Show Abstract | Download Original | Original Source | Check in Google Scholar | DOI: 10.64691/xehgtr46

Abstract

Gender justice studies in Quranic studies tend to focus on women as the parties affected by inequality. In contrast, the normative construction of men as active subjects forming just relations has not been systematically studied within a comprehensive thematic framework. This gap has implications for the limited conceptual formulation of gender responsibility from a Quranic perspective. This study aims to formulate a normative-analytical framework on the role of men in gender justice in the domestic and public spheres through a critical thematic reinterpretation of the Quranic text.
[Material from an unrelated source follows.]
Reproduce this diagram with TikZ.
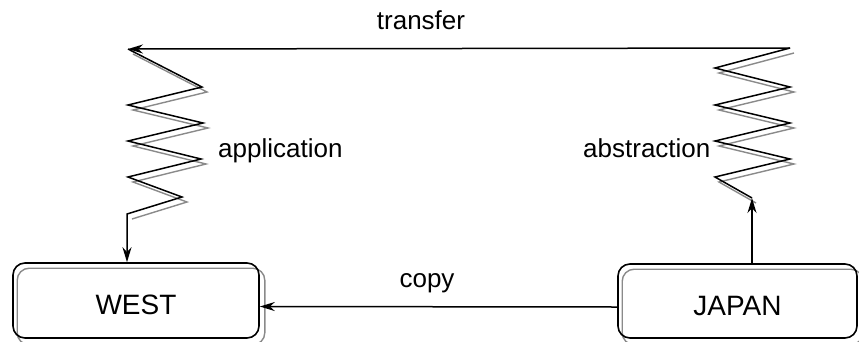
\documentclass[tikz,border=0pt]{standalone}
\usepackage{fontspec}
\setmainfont{Liberation Sans}
\usetikzlibrary{arrows.meta,backgrounds}
\definecolor{shadowgray}{HTML}{8A8A8A}
\tikzset{
  boxnode/.style={draw=black, line width=1.6pt, rounded corners=12pt,
    font=\fontsize{28}{32}\selectfont, text height=28pt, text depth=0pt, inner sep=0pt},
  lbl/.style={font=\fontsize{26}{30}\selectfont, inner sep=0pt},
  conn/.style={line width=1.5pt, line join=miter},
  shadowline/.style={shadowgray, line width=1.4pt},
  tip/.style={-{Stealth[length=15pt, width=9pt]}}
}
\begin{document}
\begin{tikzpicture}[x=1pt, y=-1pt]
\useasboundingbox (0,0) rectangle (859,341);
\clip (0,0) rectangle (859,341);
% boxes
\node[boxnode, minimum width=246pt, minimum height=75pt] (w) at (136,300.5) {WEST};
\node[boxnode, minimum width=239pt, minimum height=74pt] (j) at (737.5,301) {JAPAN};
\begin{scope}[on background layer]
  \draw[shadowline, rounded corners=12pt] ([shift={(5pt,-6pt)}]w.north west) rectangle ([shift={(5pt,-6pt)}]w.south east);
  \draw[shadowline, rounded corners=12pt] ([shift={(5pt,-6pt)}]j.north west) rectangle ([shift={(5pt,-6pt)}]j.south east);
\end{scope}
% left zigzag vertices
\coordinate (a0) at (128,49);
\coordinate (a1) at (202,87);
\coordinate (a2) at (128,105);
\coordinate (a3) at (203,123);
\coordinate (a4) at (128,141);
\coordinate (a5) at (201,159);
\coordinate (a6) at (128,177);
\coordinate (a7) at (182,197);
\coordinate (a8) at (127,214);
% right zigzag vertices
\coordinate (b0) at (790,48);
\coordinate (b1) at (715,68);
\coordinate (b2) at (790,87);
\coordinate (b3) at (715,105);
\coordinate (b4) at (790,123);
\coordinate (b5) at (715,141);
\coordinate (b6) at (790,159);
\coordinate (b7) at (715,177);
\coordinate (b8) at (752,198);
% shadows
\draw[shadowline, transform canvas={xshift=5pt, yshift=-5pt}] (a0) -- (a1) -- (a2) -- (a3) -- (a4) -- (a5) -- (a6) -- (a7) -- (a8);
\draw[shadowline, transform canvas={xshift=4pt, yshift=-5pt}] (b0) -- (b1) -- (b2) -- (b3) -- (b4) -- (b5) -- (b6) -- (b7) -- (b8);
% connectors
\draw[conn, tip] (b0) -- (a0);
\draw[conn, tip] (a0) -- (a1) -- (a2) -- (a3) -- (a4) -- (a5) -- (a6) -- (a7) -- (a8) -- (w.north -| a8);
\draw[conn] (b0) -- (b1) -- (b2) -- (b3) -- (b4) -- (b5) -- (b6) -- (b7) -- (b8);
\draw[conn, tip] (j.north -| b8) -- (b8);
\draw[conn, tip] ([yshift=-6pt]j.west) -- ([yshift=-6pt]w.east);
% labels
\node[lbl, anchor=base] (t1) at (421,29) {transfer};
\node[lbl, anchor=base west] (t2) at (218,157) {application};
\node[lbl, anchor=base west] (t3) at (583,157) {abstraction};
\node[lbl, anchor=base] (t4) at (427,287) {copy};
\end{tikzpicture}
\end{document}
This research is a literature study with a thematic interpretation approach (mawḍūʻī) based on critical gender analysis, using verse selection criteria related to leadership, family responsibilities, social relations, and moral accountability, and referring to classical and contemporary interpretations for comparative analysis and conceptual synthesis. The results of the study show four integrative dimensions: first, the principle of moral responsibility as an ontological foundation that positions men as ethical agents bound by the mandate of justice; second, domestic relational justice that emphasizes partnership, protection, and respect based on mutuality, not hierarchical superiority; third, public social accountability that constructs leadership as an ethical-transformative function for the collective good; fourth, domestic-public integration as a coherent model of gender responsibility that rejects role dichotomy. These findings broaden the discourse on gender interpretation by shifting the focus from the victim narrative to the construction of men’s normative responsibility, and they provide a conceptual foundation for developing equality policies and practices grounded in Quranic values.